The idea of the Nasdaq stock market extending its trading hours from the current structure to nearly round-the-clock activity, 23 hours per weekday, is gaining traction. Nasdaq Inc. has formally filed a proposal with the US Securities and Exchange Commission seeking permission to operate equity trading for much longer than the present market schedule. Present market hours in the US run from 9:30 a.m. to 4:00 p.m. Eastern Time, with pre-market and after-hours sessions wrapping the core trading day. The new proposal would create a “night session” running from about 9:00 p.m. to 4:00 a.m. ET, effectively allowing stocks to trade from early morning until late at night.

Nasdaq and its supporters argue this would make US equity markets more accessible to global investors in Asia, Europe and elsewhere who currently find the standard hours outside their waking business day. Market participants could also react more quickly to news events that occur when exchanges are closed, potentially leading to more continuous price discovery and liquidity.

However, there are meaningful drawbacks and concerns. Analysts from major financial institutions have pushed back sharply, warning that nearly all-day trading could heighten the speculative nature of markets and that low trading volume overnight might result in wider bid-ask spreads and greater volatility for prices. This will disadvantage retail investors who are not equipped with real-time market insights or the risk management tools of institutional traders.

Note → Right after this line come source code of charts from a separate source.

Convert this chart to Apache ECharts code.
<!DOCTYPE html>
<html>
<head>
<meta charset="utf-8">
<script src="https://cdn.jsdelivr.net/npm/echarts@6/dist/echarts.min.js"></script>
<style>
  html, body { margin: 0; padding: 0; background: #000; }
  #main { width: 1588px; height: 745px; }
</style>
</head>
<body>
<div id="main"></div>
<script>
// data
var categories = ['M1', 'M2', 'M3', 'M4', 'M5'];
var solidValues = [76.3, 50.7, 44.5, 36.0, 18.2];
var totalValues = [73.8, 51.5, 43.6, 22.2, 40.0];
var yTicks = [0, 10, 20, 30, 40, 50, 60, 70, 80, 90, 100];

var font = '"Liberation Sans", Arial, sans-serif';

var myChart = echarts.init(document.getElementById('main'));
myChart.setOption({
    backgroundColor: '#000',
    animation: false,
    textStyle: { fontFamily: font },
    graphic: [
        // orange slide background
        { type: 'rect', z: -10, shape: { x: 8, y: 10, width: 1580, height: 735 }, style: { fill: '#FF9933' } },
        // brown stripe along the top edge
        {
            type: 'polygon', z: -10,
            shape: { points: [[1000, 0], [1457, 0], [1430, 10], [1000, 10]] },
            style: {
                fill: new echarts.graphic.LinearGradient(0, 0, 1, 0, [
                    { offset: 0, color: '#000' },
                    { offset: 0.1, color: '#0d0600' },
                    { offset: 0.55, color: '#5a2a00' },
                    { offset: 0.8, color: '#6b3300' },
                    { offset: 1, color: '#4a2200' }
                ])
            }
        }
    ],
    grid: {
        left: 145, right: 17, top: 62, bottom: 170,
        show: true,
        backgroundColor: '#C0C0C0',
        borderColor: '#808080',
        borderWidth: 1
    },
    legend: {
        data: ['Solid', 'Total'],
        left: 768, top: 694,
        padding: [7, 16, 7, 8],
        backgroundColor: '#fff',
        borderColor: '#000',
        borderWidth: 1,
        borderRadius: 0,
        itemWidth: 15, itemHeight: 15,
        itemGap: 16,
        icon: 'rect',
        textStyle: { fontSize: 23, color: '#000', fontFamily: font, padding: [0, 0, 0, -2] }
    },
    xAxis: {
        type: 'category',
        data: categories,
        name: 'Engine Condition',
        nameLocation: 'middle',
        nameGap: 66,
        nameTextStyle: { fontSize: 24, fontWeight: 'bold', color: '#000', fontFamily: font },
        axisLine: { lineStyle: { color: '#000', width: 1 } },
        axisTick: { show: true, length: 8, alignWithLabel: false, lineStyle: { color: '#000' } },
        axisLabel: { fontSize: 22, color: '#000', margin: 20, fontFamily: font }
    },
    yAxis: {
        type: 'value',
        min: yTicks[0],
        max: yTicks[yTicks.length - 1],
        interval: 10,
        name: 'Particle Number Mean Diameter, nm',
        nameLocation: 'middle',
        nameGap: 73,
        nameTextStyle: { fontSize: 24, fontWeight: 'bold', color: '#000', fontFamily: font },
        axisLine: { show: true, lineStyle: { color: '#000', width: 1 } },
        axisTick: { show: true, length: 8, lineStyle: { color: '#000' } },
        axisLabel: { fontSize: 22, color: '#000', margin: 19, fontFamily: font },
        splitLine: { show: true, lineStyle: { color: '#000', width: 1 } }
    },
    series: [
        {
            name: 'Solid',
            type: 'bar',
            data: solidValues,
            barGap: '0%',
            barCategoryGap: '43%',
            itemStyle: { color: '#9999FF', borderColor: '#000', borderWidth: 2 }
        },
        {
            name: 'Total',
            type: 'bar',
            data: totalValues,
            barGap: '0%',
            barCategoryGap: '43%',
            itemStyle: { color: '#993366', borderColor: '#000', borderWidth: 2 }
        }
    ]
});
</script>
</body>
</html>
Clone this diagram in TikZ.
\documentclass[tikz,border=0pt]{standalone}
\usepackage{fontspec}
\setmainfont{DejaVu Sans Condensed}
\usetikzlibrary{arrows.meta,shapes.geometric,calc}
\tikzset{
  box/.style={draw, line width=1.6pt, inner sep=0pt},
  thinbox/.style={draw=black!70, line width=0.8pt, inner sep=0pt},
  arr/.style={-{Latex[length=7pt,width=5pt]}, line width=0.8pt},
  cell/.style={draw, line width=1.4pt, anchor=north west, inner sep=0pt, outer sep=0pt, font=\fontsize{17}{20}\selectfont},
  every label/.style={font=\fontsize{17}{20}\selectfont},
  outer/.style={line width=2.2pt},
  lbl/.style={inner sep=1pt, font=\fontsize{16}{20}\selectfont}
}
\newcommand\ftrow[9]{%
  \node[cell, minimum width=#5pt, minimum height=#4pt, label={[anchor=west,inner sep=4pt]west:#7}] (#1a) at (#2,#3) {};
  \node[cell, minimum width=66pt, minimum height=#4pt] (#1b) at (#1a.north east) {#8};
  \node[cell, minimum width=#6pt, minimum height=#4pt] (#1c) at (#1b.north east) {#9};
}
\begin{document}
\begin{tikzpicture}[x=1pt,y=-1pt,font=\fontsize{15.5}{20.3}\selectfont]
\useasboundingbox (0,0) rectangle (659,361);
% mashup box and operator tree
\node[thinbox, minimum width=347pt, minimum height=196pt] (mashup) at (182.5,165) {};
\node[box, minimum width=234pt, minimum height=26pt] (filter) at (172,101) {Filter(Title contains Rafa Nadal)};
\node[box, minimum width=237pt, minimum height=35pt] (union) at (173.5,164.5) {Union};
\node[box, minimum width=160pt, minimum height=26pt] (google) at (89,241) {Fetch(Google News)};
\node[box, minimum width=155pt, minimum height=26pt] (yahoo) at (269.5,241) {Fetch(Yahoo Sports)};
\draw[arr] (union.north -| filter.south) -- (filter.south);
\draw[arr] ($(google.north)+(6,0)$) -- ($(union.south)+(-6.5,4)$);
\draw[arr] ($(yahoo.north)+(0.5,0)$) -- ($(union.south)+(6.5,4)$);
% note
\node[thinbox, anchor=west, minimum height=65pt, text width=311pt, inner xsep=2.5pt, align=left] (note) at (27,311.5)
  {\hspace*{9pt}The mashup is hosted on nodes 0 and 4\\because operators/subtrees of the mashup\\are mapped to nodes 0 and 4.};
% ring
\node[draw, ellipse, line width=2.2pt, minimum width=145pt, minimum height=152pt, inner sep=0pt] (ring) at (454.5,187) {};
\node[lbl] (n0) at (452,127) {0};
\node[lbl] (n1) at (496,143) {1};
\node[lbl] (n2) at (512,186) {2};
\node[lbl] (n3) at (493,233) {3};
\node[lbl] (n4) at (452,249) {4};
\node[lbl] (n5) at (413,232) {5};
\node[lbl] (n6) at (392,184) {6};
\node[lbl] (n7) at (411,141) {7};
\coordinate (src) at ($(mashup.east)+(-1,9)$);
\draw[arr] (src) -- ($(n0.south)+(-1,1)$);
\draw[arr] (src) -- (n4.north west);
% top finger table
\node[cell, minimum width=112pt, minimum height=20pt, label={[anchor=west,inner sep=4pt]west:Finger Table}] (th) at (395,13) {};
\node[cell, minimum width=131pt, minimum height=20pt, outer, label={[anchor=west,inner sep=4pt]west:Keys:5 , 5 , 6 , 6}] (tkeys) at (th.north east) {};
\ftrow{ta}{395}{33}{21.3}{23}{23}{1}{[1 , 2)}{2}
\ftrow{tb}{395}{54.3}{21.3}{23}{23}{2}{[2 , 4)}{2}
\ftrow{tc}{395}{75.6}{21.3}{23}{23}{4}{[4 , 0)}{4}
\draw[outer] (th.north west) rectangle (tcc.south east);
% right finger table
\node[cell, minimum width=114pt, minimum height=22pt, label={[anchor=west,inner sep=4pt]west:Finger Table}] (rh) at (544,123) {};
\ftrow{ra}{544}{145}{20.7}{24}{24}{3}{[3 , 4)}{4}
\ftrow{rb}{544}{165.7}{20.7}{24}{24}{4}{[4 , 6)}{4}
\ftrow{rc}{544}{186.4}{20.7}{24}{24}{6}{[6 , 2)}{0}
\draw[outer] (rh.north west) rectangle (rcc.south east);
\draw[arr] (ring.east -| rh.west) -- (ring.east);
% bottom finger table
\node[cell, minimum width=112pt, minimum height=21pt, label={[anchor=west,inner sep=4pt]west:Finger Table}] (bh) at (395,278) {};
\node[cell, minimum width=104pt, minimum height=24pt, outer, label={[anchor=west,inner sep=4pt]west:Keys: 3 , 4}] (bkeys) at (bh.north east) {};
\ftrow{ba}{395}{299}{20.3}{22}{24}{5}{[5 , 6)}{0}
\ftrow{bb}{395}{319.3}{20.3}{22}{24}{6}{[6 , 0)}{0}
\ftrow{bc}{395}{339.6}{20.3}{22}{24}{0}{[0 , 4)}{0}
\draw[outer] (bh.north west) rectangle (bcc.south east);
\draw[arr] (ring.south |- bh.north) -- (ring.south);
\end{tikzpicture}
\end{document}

If the Nasdaq’s proposal wins regulatory approval and settles logistical challenges, including data feeds, monitoring systems, and clearing infrastructure, the change could begin in the second half of 2026. Such a shift would mark a major structural change in how global equities markets operate and raise important questions about who benefits most, long-term investors, high-frequency traders, or international participants.

💼 Unpacked

Business rates

Business rates are a property tax paid by businesses in the UK, based on the estimated rental value of their premises. They are a fixed cost, meaning they must be paid regardless of profits. For pubs, high rates can quickly squeeze already thin margins, especially when reliefs are reduced.

Non-Farm Payrolls (NFP)

Non-Farm Payrolls measure how many jobs were added or lost in the US economy in the previous month, excluding farm workers. It’s one of the most closely watched economic indicators because it signals how strong the labour market is and helps shape expectations for interest rate decisions.

Nasdaq vs S&P 500

The S&P 500 tracks 500 of the largest US companies across many sectors, offering a broad view of the economy. The Nasdaq is more concentrated in technology and growth firms. When the Nasdaq outperforms, it often reflects investor optimism about innovation and future growth. Many large US tech firms appear in both indices.

Bid-Ask Spread
The bid-ask spread is the difference between the highest price a buyer is willing to pay (bid) and the lowest price a seller will accept (ask). A smaller spread usually means more liquidity, while a wider spread signals fewer buyers and sellers and higher trading costs.